--- Start of PROVIDED RECORDS ---

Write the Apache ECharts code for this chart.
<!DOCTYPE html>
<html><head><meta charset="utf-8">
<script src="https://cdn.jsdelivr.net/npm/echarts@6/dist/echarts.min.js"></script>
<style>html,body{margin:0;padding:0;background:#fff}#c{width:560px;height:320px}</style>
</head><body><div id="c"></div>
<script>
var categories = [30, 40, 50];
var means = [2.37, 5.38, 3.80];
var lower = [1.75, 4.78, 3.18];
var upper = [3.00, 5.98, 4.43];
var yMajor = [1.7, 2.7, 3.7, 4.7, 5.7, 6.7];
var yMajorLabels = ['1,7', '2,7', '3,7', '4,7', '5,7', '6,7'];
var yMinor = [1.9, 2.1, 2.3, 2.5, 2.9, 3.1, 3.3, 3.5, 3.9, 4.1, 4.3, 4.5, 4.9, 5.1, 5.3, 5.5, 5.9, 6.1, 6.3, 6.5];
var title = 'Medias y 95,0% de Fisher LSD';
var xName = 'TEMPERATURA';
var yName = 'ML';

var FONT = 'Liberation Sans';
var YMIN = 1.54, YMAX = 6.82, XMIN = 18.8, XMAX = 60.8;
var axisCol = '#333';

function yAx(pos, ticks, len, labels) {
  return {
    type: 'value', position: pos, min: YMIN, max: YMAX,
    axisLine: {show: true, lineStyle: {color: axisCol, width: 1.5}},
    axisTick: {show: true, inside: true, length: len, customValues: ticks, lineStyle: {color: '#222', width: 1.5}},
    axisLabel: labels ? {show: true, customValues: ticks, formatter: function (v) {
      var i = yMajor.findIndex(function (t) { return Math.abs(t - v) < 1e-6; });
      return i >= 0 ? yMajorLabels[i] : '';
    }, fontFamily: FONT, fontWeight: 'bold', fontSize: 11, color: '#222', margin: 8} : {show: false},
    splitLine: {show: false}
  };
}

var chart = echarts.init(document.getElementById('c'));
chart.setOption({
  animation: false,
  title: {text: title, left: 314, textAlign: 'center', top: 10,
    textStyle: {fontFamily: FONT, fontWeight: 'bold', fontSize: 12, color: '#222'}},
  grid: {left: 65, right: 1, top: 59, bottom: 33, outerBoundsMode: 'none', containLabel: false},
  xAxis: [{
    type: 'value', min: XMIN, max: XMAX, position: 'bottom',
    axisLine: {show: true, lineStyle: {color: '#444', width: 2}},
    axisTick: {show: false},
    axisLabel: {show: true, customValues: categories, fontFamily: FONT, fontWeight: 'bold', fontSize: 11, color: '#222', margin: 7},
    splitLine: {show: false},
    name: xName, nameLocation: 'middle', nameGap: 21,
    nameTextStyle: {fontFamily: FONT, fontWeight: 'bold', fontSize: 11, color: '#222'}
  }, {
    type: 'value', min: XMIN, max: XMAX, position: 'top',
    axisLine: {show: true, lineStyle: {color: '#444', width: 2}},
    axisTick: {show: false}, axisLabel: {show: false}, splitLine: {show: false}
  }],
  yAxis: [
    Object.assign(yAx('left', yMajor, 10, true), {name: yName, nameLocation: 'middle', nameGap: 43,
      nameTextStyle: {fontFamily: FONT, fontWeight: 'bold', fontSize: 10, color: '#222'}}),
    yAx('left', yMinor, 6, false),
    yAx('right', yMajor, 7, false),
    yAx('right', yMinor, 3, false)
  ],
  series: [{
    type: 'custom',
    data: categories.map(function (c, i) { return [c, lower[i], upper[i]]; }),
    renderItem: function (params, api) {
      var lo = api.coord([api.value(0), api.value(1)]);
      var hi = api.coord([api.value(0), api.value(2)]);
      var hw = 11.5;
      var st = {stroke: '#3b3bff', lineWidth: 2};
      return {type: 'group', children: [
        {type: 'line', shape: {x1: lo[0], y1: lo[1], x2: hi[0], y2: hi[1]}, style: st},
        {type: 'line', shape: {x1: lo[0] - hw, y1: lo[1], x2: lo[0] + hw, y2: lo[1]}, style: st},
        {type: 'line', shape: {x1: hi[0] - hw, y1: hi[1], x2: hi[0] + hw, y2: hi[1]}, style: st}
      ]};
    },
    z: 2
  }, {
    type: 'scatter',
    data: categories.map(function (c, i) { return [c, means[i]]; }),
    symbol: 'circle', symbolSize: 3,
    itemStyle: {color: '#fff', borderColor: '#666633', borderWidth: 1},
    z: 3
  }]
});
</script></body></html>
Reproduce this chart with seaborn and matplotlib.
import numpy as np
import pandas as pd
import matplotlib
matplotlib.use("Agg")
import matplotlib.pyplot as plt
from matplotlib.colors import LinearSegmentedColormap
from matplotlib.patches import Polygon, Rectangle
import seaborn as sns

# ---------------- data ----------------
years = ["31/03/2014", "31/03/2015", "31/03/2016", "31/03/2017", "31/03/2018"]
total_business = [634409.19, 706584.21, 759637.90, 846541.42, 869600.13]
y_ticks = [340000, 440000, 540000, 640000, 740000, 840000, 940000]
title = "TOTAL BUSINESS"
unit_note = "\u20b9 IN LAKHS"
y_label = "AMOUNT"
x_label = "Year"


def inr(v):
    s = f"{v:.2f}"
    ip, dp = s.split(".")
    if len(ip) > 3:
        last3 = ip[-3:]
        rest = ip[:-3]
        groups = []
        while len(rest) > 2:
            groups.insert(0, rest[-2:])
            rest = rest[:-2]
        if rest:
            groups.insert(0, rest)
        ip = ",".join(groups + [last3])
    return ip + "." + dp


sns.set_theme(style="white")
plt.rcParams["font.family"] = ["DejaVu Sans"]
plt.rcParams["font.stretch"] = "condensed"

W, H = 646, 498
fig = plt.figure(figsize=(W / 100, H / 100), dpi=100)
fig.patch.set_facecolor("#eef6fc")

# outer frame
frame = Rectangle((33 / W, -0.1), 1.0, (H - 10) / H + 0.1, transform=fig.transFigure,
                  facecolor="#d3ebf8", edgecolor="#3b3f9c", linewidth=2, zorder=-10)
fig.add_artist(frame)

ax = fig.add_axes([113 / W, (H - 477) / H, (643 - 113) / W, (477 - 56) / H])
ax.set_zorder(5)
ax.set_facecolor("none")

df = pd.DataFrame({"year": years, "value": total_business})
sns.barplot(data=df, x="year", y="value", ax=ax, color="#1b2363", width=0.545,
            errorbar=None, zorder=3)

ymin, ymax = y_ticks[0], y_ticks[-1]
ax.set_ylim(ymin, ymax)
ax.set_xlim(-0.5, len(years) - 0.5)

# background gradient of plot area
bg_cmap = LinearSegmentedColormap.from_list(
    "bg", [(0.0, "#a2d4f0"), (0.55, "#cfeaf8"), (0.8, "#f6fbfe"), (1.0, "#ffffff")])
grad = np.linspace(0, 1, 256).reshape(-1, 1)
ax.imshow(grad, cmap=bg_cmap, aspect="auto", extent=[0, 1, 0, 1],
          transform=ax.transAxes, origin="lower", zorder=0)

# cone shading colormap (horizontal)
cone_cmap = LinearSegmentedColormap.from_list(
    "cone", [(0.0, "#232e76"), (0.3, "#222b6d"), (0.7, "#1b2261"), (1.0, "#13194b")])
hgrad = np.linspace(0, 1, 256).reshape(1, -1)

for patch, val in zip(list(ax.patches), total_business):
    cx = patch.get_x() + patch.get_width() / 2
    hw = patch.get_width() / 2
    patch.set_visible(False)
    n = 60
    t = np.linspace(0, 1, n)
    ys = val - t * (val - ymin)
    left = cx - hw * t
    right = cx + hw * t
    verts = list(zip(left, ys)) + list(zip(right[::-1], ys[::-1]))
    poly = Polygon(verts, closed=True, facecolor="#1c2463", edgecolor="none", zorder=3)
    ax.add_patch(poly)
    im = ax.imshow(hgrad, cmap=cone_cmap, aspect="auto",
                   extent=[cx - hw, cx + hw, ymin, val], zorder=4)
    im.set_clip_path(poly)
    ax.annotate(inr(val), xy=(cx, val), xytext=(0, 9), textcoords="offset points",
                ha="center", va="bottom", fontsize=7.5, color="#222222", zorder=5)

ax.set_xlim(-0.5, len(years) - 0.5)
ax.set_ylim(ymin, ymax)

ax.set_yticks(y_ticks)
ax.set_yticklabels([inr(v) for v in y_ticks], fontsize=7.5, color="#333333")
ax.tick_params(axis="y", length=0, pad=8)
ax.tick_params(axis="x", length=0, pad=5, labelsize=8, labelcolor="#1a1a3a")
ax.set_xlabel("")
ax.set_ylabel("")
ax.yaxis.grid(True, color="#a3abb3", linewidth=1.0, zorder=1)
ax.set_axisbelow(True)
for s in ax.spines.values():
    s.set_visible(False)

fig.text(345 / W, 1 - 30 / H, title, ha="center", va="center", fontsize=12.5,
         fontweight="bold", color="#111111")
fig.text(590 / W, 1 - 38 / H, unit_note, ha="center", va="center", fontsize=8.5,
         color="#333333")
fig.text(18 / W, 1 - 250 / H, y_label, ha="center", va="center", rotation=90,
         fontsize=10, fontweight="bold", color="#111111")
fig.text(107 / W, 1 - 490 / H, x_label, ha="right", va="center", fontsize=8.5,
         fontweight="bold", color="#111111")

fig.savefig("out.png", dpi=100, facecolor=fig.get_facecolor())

--- End of PROVIDED RECORDS ---

• GIVEN TASK: Each line from the start of the listing above through the line containing "var axisCol = '#333';" should be copied exactly, please, with no other lines added.

• ANSWER BELOW:
Write the Apache ECharts code for this chart.
<!DOCTYPE html>
<html><head><meta charset="utf-8">
<script src="https://cdn.jsdelivr.net/npm/echarts@6/dist/echarts.min.js"></script>
<style>html,body{margin:0;padding:0;background:#fff}#c{width:560px;height:320px}</style>
</head><body><div id="c"></div>
<script>
var categories = [30, 40, 50];
var means = [2.37, 5.38, 3.80];
var lower = [1.75, 4.78, 3.18];
var upper = [3.00, 5.98, 4.43];
var yMajor = [1.7, 2.7, 3.7, 4.7, 5.7, 6.7];
var yMajorLabels = ['1,7', '2,7', '3,7', '4,7', '5,7', '6,7'];
var yMinor = [1.9, 2.1, 2.3, 2.5, 2.9, 3.1, 3.3, 3.5, 3.9, 4.1, 4.3, 4.5, 4.9, 5.1, 5.3, 5.5, 5.9, 6.1, 6.3, 6.5];
var title = 'Medias y 95,0% de Fisher LSD';
var xName = 'TEMPERATURA';
var yName = 'ML';

var FONT = 'Liberation Sans';
var YMIN = 1.54, YMAX = 6.82, XMIN = 18.8, XMAX = 60.8;
var axisCol = '#333';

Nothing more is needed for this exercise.